As I mentioned in my entry of February 22 GLD had broken through the neckline of an inverse head and shoulders pattern. That quickly reversed as JP Morgan apparently dumped a huge amount of gold on the open market. Any attempt at manipulation of the precious metals markets is doomed to failure as the laws of supply and demand will eventually win out. Central banks around the world are loading up on gold and China is an especially heavy buyer. China will be opening up it’s own gold exchange in June and the government is encouraging it’s citizens to load up on gold.

As a result of JPM’s actions there is an even larger inverse head and shoulders pattern forming on GLD. We have a left shoulder and head and the right shoulder is now forming off the 50 day EMA support line. If the pattern were to complete a successful break out of the neckline would bring gold to $2,100 per oz. With China opening up a gold exchange combined with the fact that Hong Kong will be opening up a silver exchange it seems highly likely that both gold and siver will be hitting new all time highs this year.

WTIC Oil has also formed an inverse head and shoulders pattern as evidenced by the monthly chart. The neckline has already been broken and the projected price target is 125.

Oil has been flagging since February as evidenced by the daily charts. Once oil breaks through the top of the flag formation it should make a quick run to 125.

As I also mentioned in my entry of February 22 bonds were in the process of breaking down but were taking quite some time to do so. Bonds as evidenced by TLT finally broke through critical support this past week and are now staging a counter trend relief rally. I expect TLT to hit stiff resistance at the downtrend of 116 or it’s 50 day EMA at 115.42. From that point on TLT should head lower and the stock market should continue to rally.
Conclusion: The Technical indicators are pointing to higher stock, oil and precious metals prices while bond prices are headed lower.
Be Wary Of Possible Upside Market Surprise

Above we have the 5 year chart of TLT, the Ishares 20 year treasury bond fund. The first thing we notice is that TLT may be double topping as it hit a slightly higher high than it did at the end of 2008 and it has now pulled back. Let us now compare it to where the S&P 500 was during these top formations. At the end of 2008 the S&P was in the 800-900 range. The S&P is now in the 1100-1200 range. This would seem to indicate that most of the money that has been piling into treasuries has been coming out of foreign markets. If TLT has double topped it could indicate that money is ready to flow into the U.S. stock market.

I have also drawn trendlines from the market top of 2007 to the current top of 2011 and fan lines from the market low of 2009 to points where the uptrend broke.

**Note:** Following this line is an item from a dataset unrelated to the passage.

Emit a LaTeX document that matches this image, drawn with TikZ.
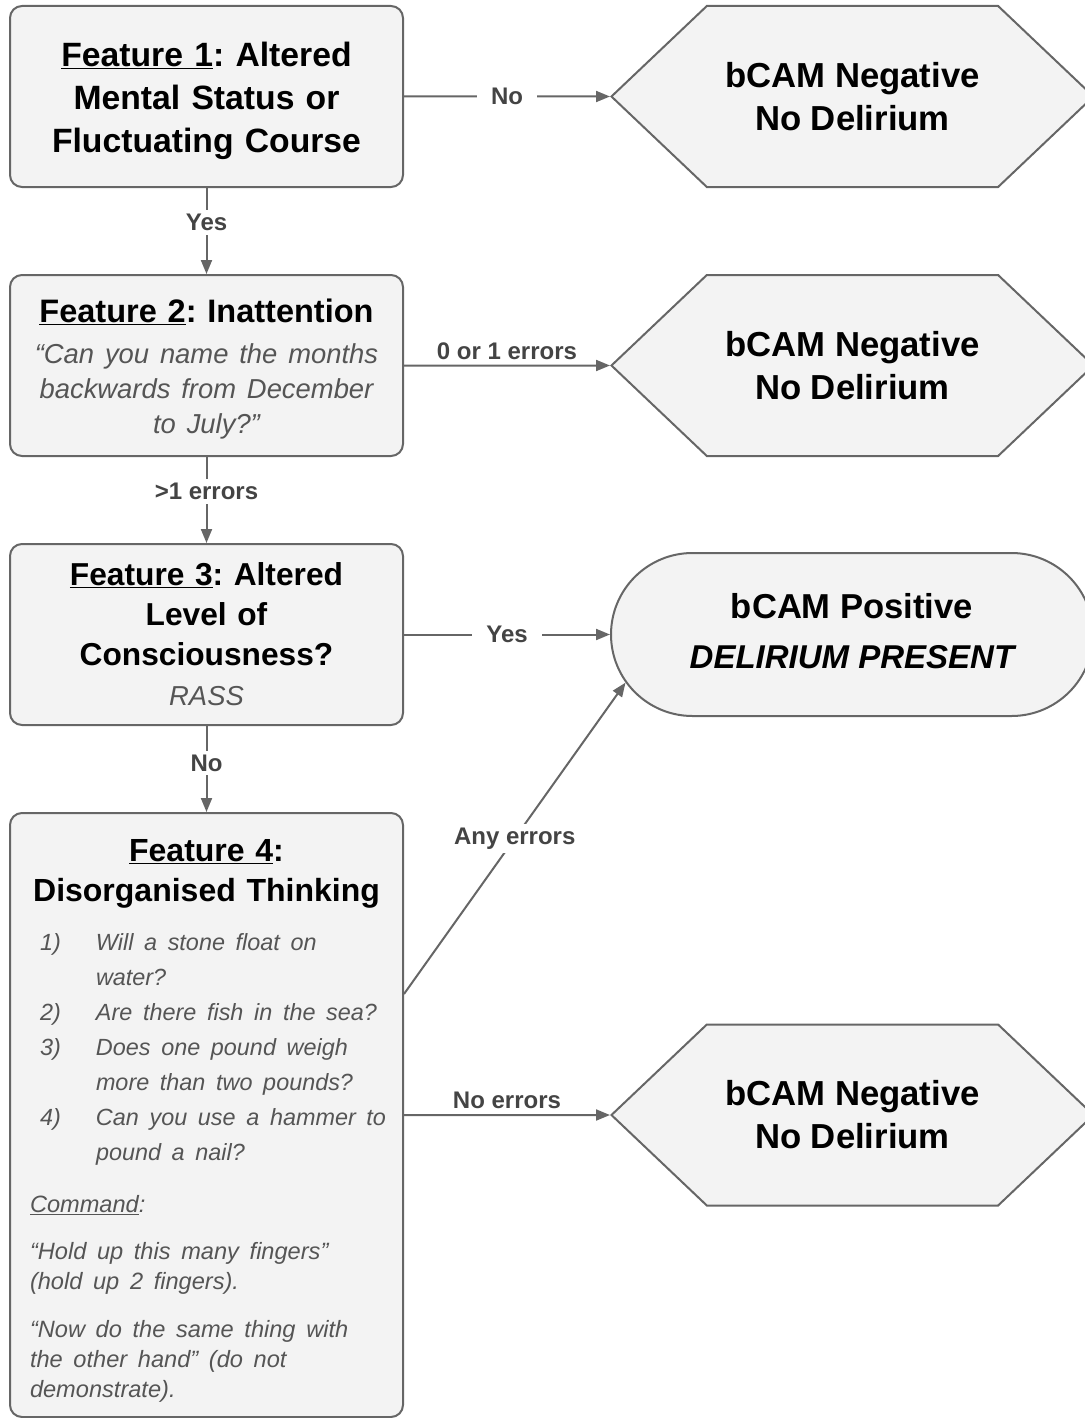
\documentclass[tikz,border=0pt]{standalone}
\usepackage{fontspec}
\setmainfont{Liberation Sans}
\usetikzlibrary{positioning,shapes.symbols,shapes.misc,arrows.meta}

\definecolor{linegray}{HTML}{666666}
\definecolor{boxfill}{HTML}{F3F3F3}
\definecolor{askgray}{HTML}{555555}
\definecolor{labelgray}{HTML}{444444}

\frenchspacing
\newcommand{\askfont}{\fontsize{27.4}{35}\fontseries{m}\itshape\selectfont\color{askgray}}
\newcommand{\itemfont}{\fontsize{23.4}{35}\fontseries{m}\itshape\selectfont\color{askgray}}
\newcommand{\cmdfont}{\fontsize{23.6}{30}\fontseries{m}\itshape\selectfont\color{askgray}}
\newcommand{\lift}[1]{\rule{0pt}{#1}}

\tikzset{every picture/.style={line width=2pt}}
\tikzset{
  featbox/.style={draw=linegray, fill=boxfill, rounded corners=12pt, minimum width=393pt, minimum height=181pt, text width=373pt, align=center, inner sep=0pt, font=\fontsize{32.5}{43}\selectfont\bfseries},
  negbox/.style={draw=linegray, fill=boxfill, signal, signal to=west and east, signal pointer angle=87, minimum width=482pt, minimum height=181pt, align=center, inner sep=0pt, font=\fontsize{34.7}{43}\selectfont\bfseries},
  posbox/.style={draw=linegray, fill=boxfill, rounded rectangle, minimum width=482pt, minimum height=163pt, align=center, inner sep=0pt, font=\fontsize{34.6}{50}\selectfont\bfseries},
  flow/.style={draw=linegray, -{Triangle[length=14pt,width=11pt]}},
  onlabel/.style={fill=white, text=labelgray, font=\fontsize{24}{28}\selectfont\bfseries, inner xsep=14pt, inner ysep=4pt},
  overlabel/.style={above, text=labelgray, font=\fontsize{24}{28}\selectfont\bfseries, inner sep=5pt},
}

\begin{document}
\begin{tikzpicture}[x=1pt,y=-1pt]
\useasboundingbox (0,0) rectangle (1084,1418);

% feature boxes
\node[featbox, font=\fontsize{33.7}{43}\selectfont\bfseries] (f1) at (206.5,96.5) {\lift{34pt}\underline{Feature 1}: Altered\\Mental Status or\\Fluctuating Course};
\node[featbox, below=86pt of f1] (f2) {\lift{30pt}\underline{Feature 2}: Inattention\\[6pt]\askfont “Can you name the months\\backwards from December\\to July?”\par};
\node[featbox, below=86pt of f2, font=\fontsize{31.7}{40}\selectfont\bfseries] (f3) {\underline{Feature 3}: Altered\\Level of\\Consciousness?\\\askfont RASS};
\node[featbox, below=86pt of f3, minimum height=604pt, font=\fontsize{32}{40}\selectfont\bfseries] (f4) {\lift{34pt}\underline{Feature 4}:\\Disorganised Thinking\\[17pt]
\begin{minipage}{353pt}\raggedright\itemfont
\begin{tabular}{@{\hspace{10pt}}p{40pt}@{\hspace{16pt}}l@{}}
1) & Will a stone float on\\
   & water?\\
2) & Are there fish in the sea?\\
3) & Does one pound weigh\\
   & more than two pounds?\\
4) & Can you use a hammer to\\
   & pound a nail?\\
\end{tabular}\par\vspace{23pt}
\cmdfont\underline{Command}:\par\vspace{17pt}
“Hold up this many fingers”\\(hold up 2 fingers).\par\vspace{18pt}
“Now do the same thing with\\the other hand” (do not\\demonstrate).\par
\end{minipage}};

% outcomes
\node[negbox, right=206pt of f1] (n1) {bCAM Negative\\No Delirium};
\node[negbox, right=206pt of f2] (n2) {bCAM Negative\\No Delirium};
\node[posbox, right=206pt of f3] (p3) {bCAM Positive\\\fontsize{33}{50}\selectfont\itshape DELIRIUM PRESENT\rule[-8pt]{0pt}{1pt}};
\node[negbox, right=206pt of f4] (n4) {bCAM Negative\\No Delirium};

% connectors
\coordinate (f4any) at ([yshift=121pt]f4.east);
\draw[flow] (f1) -- node[onlabel]{No} (n1);
\draw[flow] (f1) -- node[onlabel, pos=0.4]{Yes} (f2);
\draw[flow] (f2) -- node[overlabel]{0 or 1 errors} (n2);
\draw[flow] (f2) -- node[onlabel, pos=0.4]{>1 errors} (f3);
\draw[flow] (f3) -- node[onlabel]{Yes} (p3);
\draw[flow] (f3) -- node[onlabel, pos=0.43]{No} (f4);
\draw[flow] (f4any) -- node[onlabel, inner xsep=3pt]{Any errors} (p3.192);
\draw[flow] (f4) -- node[overlabel]{No errors} (n4);

\end{tikzpicture}
\end{document}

So far we have had a break of 2 fan lines. It is generally considered that a break of the 3rd fan line is fatal but so far that one is holding up. The current trend along this line also looks similar to the one that occured in mid 2010 as the market bounced off that fan line and then started to move up.

The VIX also looks like it may have double topped at 48 but it has been staying persistently high since August, hence the huge swings in the market.
Conclusion: The stock market is at a major crossroads. There are a lot of negative technical indicators overhanging the market and the shorts are piling on to positions. We are heading into October which is generally feared but the fact of the matter is that statistically September is the worst month for stocks and not October. The market also has a tendency to frustrate the multitude.
There has been some recent positive economic data coming out of the U.S. in regards to employment and the Chicago PMI which seem to indicate that the U.S. economy is not falling off a cliff. The fact that bonds have rallied to their 2008 highs while the U.S. stock market is still way above it’s 2008 lows is another positive indicator.
China’s growth rate has been reduced from 9.6% to 9.5%, hardly the indications of a meaningful economic slowdown. The Fed has already revealed it’s hand with persistently low interest rates, Twist and the statement that it might do further monetary easing if necessary. Therefore the focus is on Europe.
If Europe can get it’s act together quickly and construct a meaningful financial back stop for the sovereign debt crisis that is emanating out of Europe then there is the possibility of an upside market surprise. If the S&P can manage to break through 1230 the shorts will be forced to cover sending the market even higher. A break below 1100 however would be bearish and confirmation that we are in a bear market phase.
If you’re a trader one possible way to play this market would be to buy out-of-the-money calls above 1230 and out-of-the money-puts below 1100 dated at least through November. That way whichever way the market moves the overall position should be profitable.